MANAL RMILI
Depuis plusieurs jours, le Maroc est traversé par les manifestations de la Génération Z. Les slogans, les attroupements et les confrontations occupent l’espace public et les réseaux sociaux. Mais derrière ces images spectaculaires, c’est l’ensemble de la société qui est touché. Car les manifestations ne concernent pas seulement ceux qui y participent. Elles résonnent jusque dans les foyers, les lieux de travail, les marchés et les cafés. Elles deviennent une toile de fond qui accompagne la vie quotidienne de millions de Marocains.
Aujourd’hui, beaucoup de citoyens avancent dans une atmosphère marquée par l’incertitude. Ils continuent à travailler, à étudier, à s’occuper de leurs familles, mais toujours avec cette question en arrière-plan, que va-t-il se passer ? L’issue des événements n’est pas claire, et ce flou alimente une tension intérieure. Même ceux qui ne manifestent pas ressentent le poids de cette attente. Ils écoutent, ils observent, ils suivent les nouvelles. Ils s’interrogent, parfois en silence, sur l’avenir immédiat du pays et sur l’impact que ces mouvements pourraient avoir sur leur propre vie.
Cette incertitude se traduit par une vigilance accrue. Dans les conversations, dans les échanges informels, on retrouve une prudence, une retenue. Chacun cherche à comprendre sans forcément oser se prononcer. Les regards se tournent vers la rue, mais aussi vers l’horizon plus large, comment ces manifestations vont-elles évoluer, seront-elles écoutées, ou bien se perdront-elles dans un nouveau cycle de frustration? Ce sont ces questions, souvent sans réponse, qui façonnent le mental collectif de ce moment. En même temps, il y a une volonté persistante de continuer à vivre. Le pays ne s’est pas arrêté : les bus circulent, les écoles accueillent les élèves, les bureaux fonctionnent, les marchés restent animés. Cette continuité exprime une résilience discrète, une manière de dire que la vie ne peut pas se suspendre indéfiniment. Les Marocains, habitués à composer avec l’incertain, avancent malgré tout, sans renier leurs inquiétudes, mais en refusant de céder à la paralysie.

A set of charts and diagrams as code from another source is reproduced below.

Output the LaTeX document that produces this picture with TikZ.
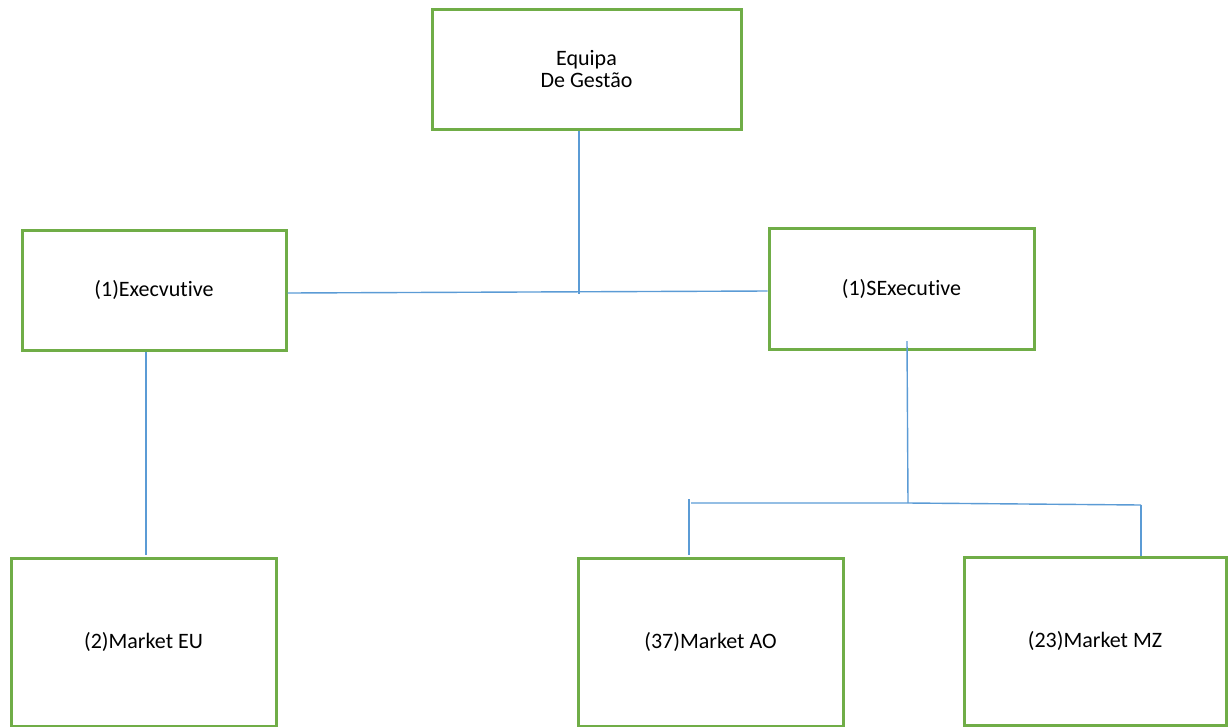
\documentclass[tikz,border=0pt]{standalone}
\usepackage{fontspec}
\setmainfont{Carlito}[RawFeature=-liga]
\definecolor{boxgreen}{RGB}{112,173,71}
\definecolor{lineblue}{RGB}{91,155,213}
\begin{document}
\begin{tikzpicture}[x=1pt,y=-1pt,
  orgbox/.style={draw=boxgreen, line width=3pt, fill=white, inner sep=0pt, align=center,
    font=\fontsize{22}{22}\selectfont},
  conn/.style={draw=lineblue, line width=1.4pt}]
\useasboundingbox (0,0) rectangle (1228,726);
% boxes (centre, width, height in px)
\node[orgbox, minimum width=309pt, minimum height=120pt] (top) at (586.5,69) {Equipa\\De Gestão};
\node[orgbox, minimum width=264pt, minimum height=120pt] (exec) at (154,290) {(1)Execvutive};
\node[orgbox, minimum width=265pt, minimum height=121pt] (sexec) at (901.5,288.5) {(1)SExecutive};
\node[orgbox, minimum width=265pt, minimum height=168pt] (eu) at (143.5,642) {(2)Market EU};
\node[orgbox, minimum width=265pt, minimum height=168pt] (ao) at (710.5,642) {(37)Market AO};
\node[orgbox, minimum width=262pt, minimum height=168pt] (mz) at (1095,641) {(23)Market MZ};
% connector coordinates
\coordinate (tj) at (579,294);
\coordinate (sj) at (908,503);
\coordinate (aoj) at (691,503);
\coordinate (mzj) at (1141,505);
% connectors
\draw[conn] (579,131) -- (tj);
\draw[conn] (exec.east |- 0,293) -- (sexec.west |- 0,291);
\draw[conn] (146,352) -- (146,555);
\draw[conn] (907,341) -- (sj);
\draw[conn] (aoj) -- (sj) -- (mzj);
\draw[conn] (689,499) -- (689,555);
\draw[conn] (mzj) -- (1141,556);
\end{tikzpicture}
\end{document}
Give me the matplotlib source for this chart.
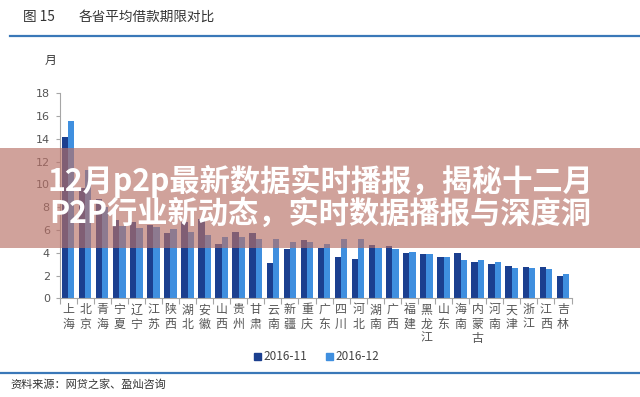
import matplotlib
matplotlib.use("Agg")
import matplotlib.pyplot as plt
import numpy as np
from matplotlib.patches import Rectangle
from matplotlib.lines import Line2D

plt.rcParams['font.family'] = ['Noto Sans CJK SC', 'DejaVu Sans']

provinces = ["上海", "北京", "青海", "宁夏", "辽宁", "江苏", "陕西", "湖北", "安徽", "山西",
             "贵州", "甘肃", "云南", "新疆", "重庆", "广东", "四川", "河北", "湖南", "广西",
             "福建", "黑龙江", "山东", "海南", "内蒙古", "河南", "天津", "浙江", "江西", "吉林"]
nov_2016 = [14.2, 9.7, 8.7, 6.9, 6.7, 6.4, 5.7, 6.7, 7.0, 4.8,
            5.85, 5.7, 3.1, 4.3, 5.1, 4.45, 3.6, 3.45, 4.65, 4.6,
            4.0, 3.85, 3.6, 3.95, 3.2, 3.0, 2.8, 2.75, 2.75, 1.95]
dec_2016 = [15.6, 11.3, 8.0, 6.35, 6.2, 6.3, 6.1, 5.85, 5.55, 5.4,
            5.35, 5.25, 5.2, 4.95, 4.9, 4.8, 5.2, 5.2, 4.4, 4.3,
            4.05, 3.85, 3.6, 3.4, 3.35, 3.2, 2.7, 2.7, 2.6, 2.15]
series_names = ["2016-11", "2016-12"]
y_ticks = [0, 2, 4, 6, 8, 10, 12, 14, 16, 18]

W, H = 640, 397
fig = plt.figure(figsize=(W / 100, H / 100), dpi=100)
fig.patch.set_facecolor('white')

def fx(px):
    return px / W

def fy(py):
    return 1 - py / H

ax = fig.add_axes([fx(59.5), fy(298.3), fx(512), (298.3 - 93.3) / H])
x = np.arange(len(provinces))
bw = 0.37
c_dark = '#1b3f8f'
c_light = '#3f8fdf'
ax.bar(x - bw / 2, nov_2016, width=bw, color=c_dark, zorder=2)
ax.bar(x + bw / 2, dec_2016, width=bw, color=c_light, zorder=2)

ax.set_xlim(-0.5, len(provinces) - 0.5)
ax.set_ylim(0, 18)
ax.set_yticks(y_ticks)
ax.set_yticklabels([str(v) for v in y_ticks], fontsize=8, color='#555555', family='DejaVu Sans')
ax.tick_params(axis='y', length=3, width=0.8, color='#a6a6a6', pad=4)
ax.set_xticks(np.arange(-0.5, len(provinces), 1.0))
ax.set_xticklabels([])
ax.tick_params(axis='x', length=4, width=0.8, color='#a6a6a6')
for s in ['top', 'right']:
    ax.spines[s].set_visible(False)
for s in ['left', 'bottom']:
    ax.spines[s].set_color('#a6a6a6')
    ax.spines[s].set_linewidth(0.8)

for i, name in enumerate(provinces):
    ax.text(i, -0.45, "\n".join(name), transform=ax.transData, ha='center', va='top',
            fontsize=8.6, color='#555555', linespacing=1.12, clip_on=False)

# title & headers
fig.text(fx(23), fy(17), "图 15", fontsize=9.8, color='#333333', va='center', ha='left')
fig.text(fx(79), fy(17), "各省平均借款期限对比", fontsize=9.8, color='#333333', va='center', ha='left')
fig.add_artist(Line2D([fx(10), 1.0], [fy(36), fy(36)], color='#3a78b8', lw=1.6))
fig.text(fx(45), fy(60), "月", fontsize=8.5, color='#333333', va='center', ha='left')

# legend
fig.add_artist(Rectangle((fx(254), fy(360)), fx(7), 7 / H, color=c_dark))
fig.text(fx(263), fy(356.5), series_names[0], fontsize=8.5, color='#444444', va='center', ha='left')
fig.add_artist(Rectangle((fx(326), fy(360)), fx(7), 7 / H, color=c_light))
fig.text(fx(335), fy(356.5), series_names[1], fontsize=8.5, color='#444444', va='center', ha='left')

# bottom line & source
fig.add_artist(Line2D([0.0, 1.0], [fy(373), fy(373)], color='#3a78b8', lw=1.6))
fig.text(fx(10), fy(385), "资料来源：网贷之家、盈灿咨询", fontsize=8, color='#333333', va='center', ha='left')

# overlay banner
fig.add_artist(Rectangle((0, fy(248)), 1, (248 - 148) / H, facecolor=(0.72, 0.44, 0.40),
                         alpha=0.65, edgecolor='none', zorder=10))
fig.text(0.5, fy(181), "12月p2p最新数据实时播报，揭秘十二月", fontsize=21.8, fontweight='bold',
         color='white', ha='center', va='center', zorder=11)
fig.text(0.5, fy(214), "P2P行业新动态，实时数据播报与深度洞", fontsize=21.8, fontweight='bold',
         color='white', ha='center', va='center', zorder=11)

fig.savefig("out.png", dpi=100)
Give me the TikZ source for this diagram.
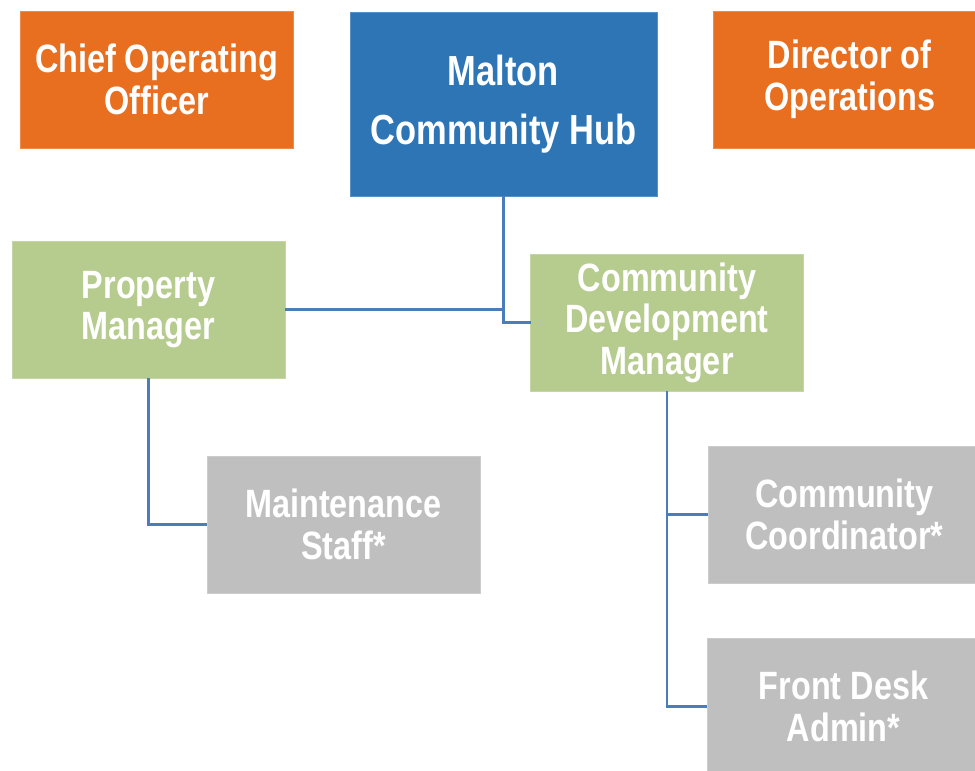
\documentclass[tikz,border=0pt]{standalone}
\usepackage{xcolor}
\usepackage{fontspec}
\newfontfamily\narrowsans[FakeStretch=0.82]{Liberation Sans}
\usetikzlibrary{positioning}

\definecolor{chiefOrange}{HTML}{E86E20}
\definecolor{hubBlue}{HTML}{2E75B6}
\definecolor{managerGreen}{HTML}{B6CB8E}
\definecolor{staffGray}{HTML}{BFBFBF}
\definecolor{linkBlue}{HTML}{4A7EBB}

\begin{document}
\begin{tikzpicture}[x=0.25mm,y=-0.25mm,
    elbow/.style={to path={|- (\tikztotarget)}}]
  \useasboundingbox (0,0) rectangle (975,770);
  \clip (0,0) rectangle (975,770);
        \begin{scope}[every node/.style={text=white,inner sep=0pt,outer sep=0pt,
            line width=0.3pt,align=center,
            minimum width=68.25mm,minimum height=34.25mm,
            font=\narrowsans\bfseries\fontsize{28.1pt}{29.5pt}\selectfont}]
          \node[fill=chiefOrange,draw=chiefOrange!80!white] (coo) at (156.5,79.5) {Chief Operating\\Officer};
          \node[fill=hubBlue,draw=hubBlue!80!white,minimum width=76.75mm,minimum height=46mm,
            font=\narrowsans\bfseries\fontsize{29.9pt}{42pt}\selectfont] (hub) at (503.5,104) {Malton\\Community Hub};
          \node[fill=chiefOrange,draw=chiefOrange!80!white] (dir) at (849.5,79.5) {Director of\\Operations};
          \node[fill=managerGreen,draw=managerGreen!80!white] (pm) at (148.5,309.5) {Property\\Manager};
          \node[fill=managerGreen,draw=managerGreen!80!white] (cdm) at (667,322.5) {Community\\Development\\Manager};
          \node[fill=staffGray,draw=staffGray!80!white] (maint) at (343.5,524.5) {Maintenance\\Staff*};
          \node[fill=staffGray,draw=staffGray!80!white] (coord) at (844.5,514.5) {Community\\Coordinator*};
          \node[fill=staffGray,draw=staffGray!80!white] (desk) at (843.5,706.5) {Front Desk\\Admin*};
        \end{scope}
        \begin{scope}[every edge/.style={draw=linkBlue,line width=2.1pt,elbow}]
          \path (hub.south) edge (pm.east);
          \path (hub.south) edge (cdm.west);
          \path (pm.south) edge (maint.west);
          \path (cdm.south) edge (coord.west);
          \path (cdm.south) edge (desk.west);
        \end{scope}
      \end{tikzpicture}
\end{document}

Ainsi, l’état mental actuel de la population marocaine se situe dans un entre-deux. Il n’est ni indifférent ni totalement accaparé par les manifestations. Il est traversé par une attente, par une crainte diffuse, mais aussi par une volonté de rester debout et de maintenir les gestes ordinaires de la vie. C’est une société qui observe, qui se questionne, qui ressent le poids de l’incertitude, mais qui continue d’avancer dans un équilibre fragile entre inquiétude et résilience.